- US Marine Corps
The US just put China on notice by making the first-ever permanent forward deployment of US Marine Corps F-35Bs to Iwakuna, Japan.
But while the plane has revolutionary radar-evading capability, China has some tricks up its sleeve as well.
The F-35B has only just gone online with initial operational capability. Basing them in Asia, where China and the incoming Trump administration have already butted heads and borne their teeth at each other, shows that the US means business when it comes to a balance of power in the Pacific.
“The arrival of the F-35B embodies our commitment to the defense of Japan and the regional-security of the Pacific,” said Maj. Gen. Russell Sanborn, the 1st Marine Aircraft Wing Commanding General, in a Marine Corps statement. “We are bringing the most advanced technology to the Pacific to respond to the wide range of missions we take part in and provide greater support to our regional allies.”
But while the F-35 certainly does represent a technological marvel, and the best, most complete system the US military has to offer in terms of air power, it has an insanely challenging workload ahead of it in the South China Sea.
Dr. Malcolm Davis, a senior analyst at the Australia Strategic Policy Institute, told Business Insider that the Chinese have long been working on ways to counter the F-35’s revolutionary abilities with military installations in the South China Sea.
- Matt Cardy/Getty Images
“The Chinese are using multiple radar systems that are networked in,” said Davis, who explained that even though the F-35’s very low observable characteristics mean that a group of radars can’t exactly zero in on it.
The expansive array of capabilities China has deployed in the South China Sea form a counter-stealth network. “Counter stealth is not effective enough to pick up a stealth aircraft and track it, but can give you a general idea of where that aircraft is,” said Davis.
State-of-the-art counter-stealth systems use multiphase radars and microwaves to “localize the area of a stealth aircraft but not track it,” said Davis. And while the US has been leaps and bounds ahead of the competition in terms of fielding stealth aircraft, China and Russia have made impressive progress in countering that stealth.

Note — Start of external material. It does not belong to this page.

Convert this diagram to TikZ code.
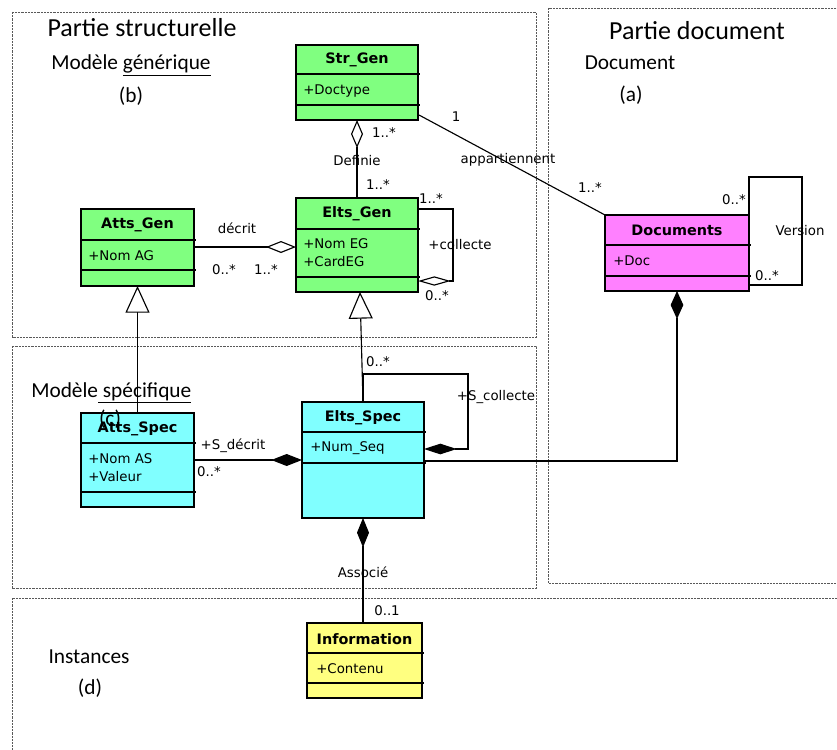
\documentclass[tikz,border=0pt]{standalone}
\usepackage{fontspec}
\usetikzlibrary{arrows.meta,calc}
\newfontfamily\umlf{DejaVu Sans}
\newfontfamily\calf{Carlito}
\definecolor{cgreen}{RGB}{128,255,128}
\definecolor{ccyan}{RGB}{128,255,255}
\definecolor{cpink}{RGB}{255,128,255}
\definecolor{cyell}{RGB}{255,255,128}
\tikzset{
  cls/.style={draw, line width=0.9pt, anchor=north west, inner sep=0pt, outer sep=0pt},
  ttl/.style={font=\umlf\bfseries\fontsize{10.8}{13}\selectfont, inner sep=0pt},
  attr/.style={font=\umlf\fontsize{10}{12}\selectfont, anchor=west, inner sep=0pt},
  lbl/.style={font=\umlf\fontsize{10}{12}\selectfont, inner sep=0pt},
  part/.style={font=\calf\fontsize{19.5}{23}\selectfont, inner sep=0pt},
  sub/.style={font=\calf\fontsize{16}{19}\selectfont, inner sep=0pt},
  zone/.style={draw=black!65, line width=0.7pt, dash pattern=on 1.6pt off 0.8pt},
  sep/.style={line width=0.8pt},
  conn/.style={line width=0.85pt},
  odiam/.style={{Diamond[fill=white,length=#1,width=9pt]}-},
  fdiam/.style={{Diamond[length=#1,width=9pt]}-},
  gen/.style={-{Triangle[fill=white,length=20pt,width=18pt]}},
}
\begin{document}
\begin{tikzpicture}[x=0.75pt,y=-0.75pt]
\useasboundingbox (0,0) rectangle (837,749);

% zones
\draw[zone] (12,12) rectangle (536,337);
\draw[zone] (12,346) rectangle (536,588);
\draw[zone] (548,8) rectangle (842,583);
\draw[zone] (12,598) rectangle (845,760);

% zone titles
\node[part] (pstruct) at (142,28) {Partie structurelle};
\node[sub, anchor=west] (mgen) at (51,65) {Modèle \underline{générique}};
\node[sub] (lb) at (131,96) {(b)};
\node[part] (pdoc) at (697,31) {Partie document};
\node[sub] (mdoc) at (630,63) {Document};
\node[sub] (la) at (631,95) {(a)};
\node[sub, anchor=west] (mspec) at (31,393) {Modèle\underline{ spécifique}};
\node[sub] (minst) at (89,657) {Instances};
\node[sub] (ld) at (90,688) {(d)};

% Str_Gen
\node[cls, fill=cgreen, minimum width=91.5pt, minimum height=56.25pt] (strgen) at (296,45) {};
\draw[sep] ($(strgen.north west)+(0,29)$) -- ++(124,0);
\draw[sep] ($(strgen.north west)+(0,60)$) -- ++(124,0);
\node[ttl] (strgen-t) at ($(strgen.north)+(0,15)$) {Str\_Gen};
\node[attr] (strgen-a) at ($(strgen.north west)+(7,46)$) {+Doctype};

% Elts_Gen
\node[cls, fill=cgreen, minimum width=91.5pt, minimum height=70.5pt] (eltsgen) at (296,198) {};
\draw[sep] ($(eltsgen.north west)+(0,31)$) -- ++(124,0);
\draw[sep] ($(eltsgen.north west)+(0,79)$) -- ++(124,0);
\node[ttl] (eltsgen-t) at ($(eltsgen.north)+(0,16)$) {Elts\_Gen};
\node[attr] (eltsgen-a) at ($(eltsgen.north west)+(7,46)$) {+Nom EG};
\node[attr] (eltsgen-b) at ($(eltsgen.north west)+(7,64)$) {+CardEG};

% Atts_Gen
\node[cls, fill=cgreen, minimum width=84.75pt, minimum height=57.75pt] (attsgen) at (81,209) {};
\draw[sep] ($(attsgen.north west)+(0,31)$) -- ++(115,0);
\draw[sep] ($(attsgen.north west)+(0,61)$) -- ++(115,0);
\node[ttl] (attsgen-t) at ($(attsgen.north)+(0,16)$) {Atts\_Gen};
\node[attr] (attsgen-a) at ($(attsgen.north west)+(7,47)$) {+Nom AG};

% Documents
\node[cls, fill=cpink, minimum width=108pt, minimum height=57pt] (docs) at (605,215) {};
\draw[sep] ($(docs.north west)+(0,30)$) -- ++(146,0);
\draw[sep] ($(docs.north west)+(0,61)$) -- ++(146,0);
\node[ttl] (docs-t) at ($(docs.north)+(0,15)$) {Documents};
\node[attr] (docs-a) at ($(docs.north west)+(8,46)$) {+Doc};

% Atts_Spec
\node[cls, fill=ccyan, minimum width=84.75pt, minimum height=70.5pt] (attsspec) at (81,413) {};
\draw[sep] ($(attsspec.north west)+(0,30)$) -- ++(115,0);
\draw[sep] ($(attsspec.north west)+(0,79)$) -- ++(115,0);
\node[ttl] (attsspec-t) at ($(attsspec.north)+(0,16)$) {Atts\_Spec};
\node[attr] (attsspec-a) at ($(attsspec.north west)+(7,46)$) {+Nom AS};
\node[attr] (attsspec-b) at ($(attsspec.north west)+(7,64)$) {+Valeur};
\node[sub] (lc) at (110,419) {(c)};

% Elts_Spec
\node[cls, fill=ccyan, minimum width=91.5pt, minimum height=87pt] (eltsspec) at (302,402) {};
\draw[sep] ($(eltsspec.north west)+(0,30)$) -- ++(124,0);
\draw[sep] ($(eltsspec.north west)+(0,61)$) -- ++(124,0);
\node[ttl] (eltsspec-t) at ($(eltsspec.north)+(0,16)$) {Elts\_Spec};
\node[attr] (eltsspec-a) at ($(eltsspec.north west)+(8,46)$) {+Num\_Seq};

% Information
\node[cls, fill=cyell, minimum width=86.25pt, minimum height=56.25pt] (info) at (307,623) {};
\draw[sep] ($(info.north west)+(0,30)$) -- ++(117,0);
\draw[sep] ($(info.north west)+(0,60)$) -- ++(117,0);
\node[ttl] (info-t) at ($(info.north)+(0,16)$) {Information};
\node[attr] (info-a) at ($(info.north west)+(9,46)$) {+Contenu};

% Definie
\draw[conn, odiam=21pt] (strgen.south) -- (eltsgen.north);
\node[lbl] (m1) at (384,133) {1..*};
\node[lbl] (def) at (357,161) {Definie};
\node[lbl] (m2) at (378,185) {1..*};

% appartiennent
\draw[conn] ($(strgen.south east)+(1,-5)$) -- (docs.north west);
\node[lbl] (m3) at (456,117) {1};
\node[lbl] (app) at (508,160) {appartiennent};
\node[lbl] (m4) at (590,188) {1..*};

% décrit
\draw[conn, odiam=22.5pt] ($(eltsgen.north west)+(0,49)$) -- ($(attsgen.north east)+(0,38)$);
\node[lbl] (dec) at (237,228) {décrit};
\node[lbl] (m5) at (224,270) {0..*};
\node[lbl] (m6) at (266,270) {1..*};

% collecte
\draw[conn, -{Diamond[fill=white,length=24.5pt,width=7pt]}] ($(eltsgen.north east)+(0,11)$) -- ++(35,0) -- ++(0,72) -- ($(eltsgen.north east)+(0,83)$);
\node[lbl] (m7) at (431,199) {1..*};
\node[lbl] (col) at (460,245) {+collecte};
\node[lbl] (m8) at (437,296) {0..*};

% Version
\draw[conn] (docs.north east) -- ++(0,-38) -- ++(53,0) |- ($(docs.north east)+(0,70)$);
\node[lbl] (m9) at (734,200) {0..*};
\node[lbl] (ver) at (800,231) {Version};
\node[lbl] (m10) at (767,276) {0..*};

% generalisations
\draw[conn, gen] (attsspec.north) -- (attsgen.south);
\draw[conn, gen] (eltsspec.north) -- ($(eltsgen.south)+(3,0)$);

% S_collecte
\draw[conn, -{Diamond[length=24.5pt,width=8pt]}] (eltsspec.north) -- ++(0,-28) -| ++(105,75) -- ($(eltsspec.north east)+(0,47)$);
\node[lbl] (m11) at (378,362) {0..*};
\node[lbl] (scol) at (496,397) {+S\_collecte};

% S_décrit
\draw[conn, fdiam=23pt] ($(eltsspec.north west)+(0,58)$) -- ($(attsspec.north east)+(0,47)$);
\node[lbl] (sdec) at (233,446) {+S\_décrit};
\node[lbl] (m12) at (209,472) {0..*};

% Documents composition
\draw[conn, {Diamond[length=21pt,width=9.5pt]}-] (docs.south) |- ($(eltsspec.north east)+(0,59)$);

% Associé
\draw[conn, fdiam=22pt] (eltsspec.south) -- (eltsspec.south |- info.north);
\node[lbl] (ass) at (363,572) {Associé};
\node[lbl] (m13) at (387,611) {0..1};

\end{tikzpicture}
\end{document}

Indeed, Beijing has reportedly even come close to cracking an engineering problem that could render traditional stealth aircraft irrelevant – quantum radar. In September, the South China Morning Post reported that a Chinese military official said China has developed a new form of radar that can detect stealth planes up to 60 miles away. Not only that, but the radar cannot be spoofed with modern technology.
The development of the radar, which uses quantum entanglement to detect objects regardless of their composition or shape, has been doubted by many in the science community. However, Dirk Englund, a quantum physicist at MIT, told Business Insider’s Dave Mosher that the radar development was “credible.”
It’s likely the Chinese have overstated the radar’s progress, but Englund notes that “China actually has some receivers that are as large as the side of a building. Even a small signal can be picked up.”
“We’re in a bit of a race here,” said Davis. “Stealth aircraft have to continually develop their capabilities to offset counter-stealth systems … There’s a constant battle between stealth vs counter stealth.”